The Activity:
The heart of kindness is empathy. As Brene Brown says in this great video, empathy is being with someone, not having pity or trying to give advice. One of the best ways to develop empathy is to see things from another person’s point of view.
While in-person conversations and real relationships are the best way to do this, books can also play an important role. Reading about people who have radically different experiences than me has opened my eyes to so many perspectives.
Fortunately, children’s literature offers a wide variety of experiences if only you look for them. Obviously, which characters will be different from you will depend on your own situation!

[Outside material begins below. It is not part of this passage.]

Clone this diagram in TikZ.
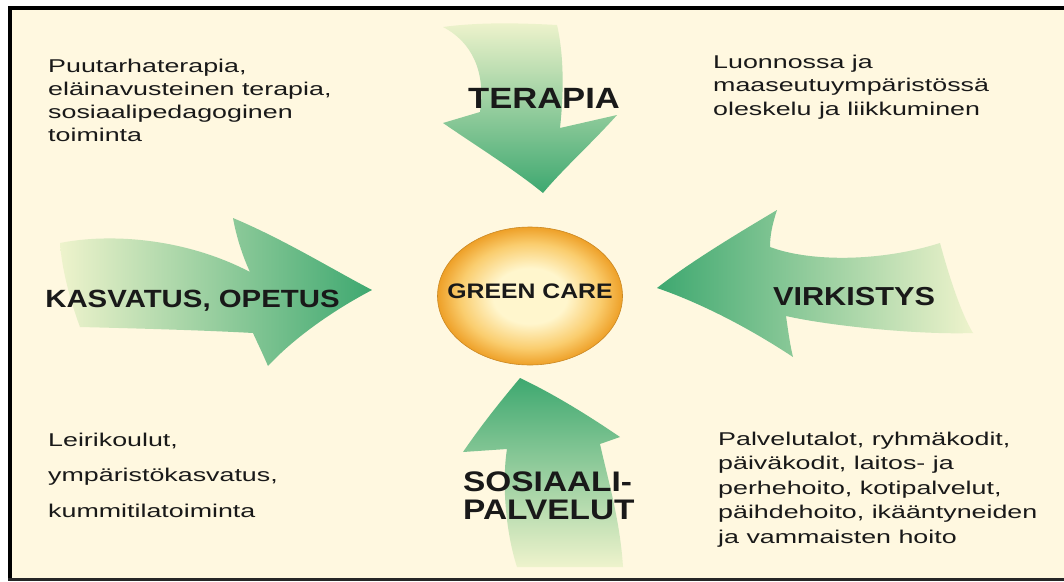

But here are a few ideas for great picture books featuring children from a variety of backgrounds and experiences:
- If you live in the suburbs or a rural area: One Hot Summer Day; Last Stop on Market Street; A Pocket for Corduroy
- If you live in the suburbs or city: One Morning in Maine; The Chicken-Chasing Queen of Lamar County
- If you are middle or upper-class: Sally Jean, Bicycle Queen; A Chair for My Mother; Ada’s Violin: The Story of the Recycled Orchestra of Paraguay
- If your family aren’t immigrants or don’t have close relatives who are immigrants: Suki’s Kimono; Mango, Abuela & Me
- If you’re white: Big Hair, Don’t Care; All the Colors We Are
- If your family has both parents: Two Homes; The Big Bag of Worries
- If you have boys: Drum Dream Girl: How One Girl’s Courage Changed Music
- If everyone in your family is able-bodied and neurotypical: Mama Zooms, Black Book of Colors, Benny Doesn’t Like to be Hugged; My Three Best Friends and Me, Zulay
- If everyone in your family is non-LGBT and gender normative: This Day in June; 10,000 Dresses; One of a Kind Like Me; Best Best Colors
Unfortunately, my knowledge of current chapter books is pretty limited right now! A librarian in the children’s section of your local library can be an invaluable resource though.
Tonight, my four-year-old and I read Sally Jean, the Bicycle Queen together – three times. I’m thankful this was an easy one because I probably have the flu. Reading together was the perfect activity, in fact!
Unlike previous times we’ve read it, tonight we talked a little bit about how Sally Jean’s life is different from ours. In the book, Sally Jean loves her bicycle. That is, until she outgrows it. She wants a new one, but her dad needs new glasses and her mom has to pay the dentist. I asked, “How would it feel if we didn’t have enough money to buy you a new bike?” He thought for a moment, then responded, “Sad.” I think it’s important for him to know that not everyone has the same things we do, even other kids. She ends up taking a junkyard bike – which her friends make fun of her for – and fixing it up. We also talked about how it would feel to have people make fun of you for having less or having things that aren’t as fancy. I hope that by looking at the situation from her perspective that he can see why words like that can be so hurtful.
With Christmas coming up, we plan on participating in an Angel Tree program, where you buy presents for kids whose parents are in jail. Reading stories about people who are of a different socioeconomic class should help set the stage for an understanding of those children’s situations.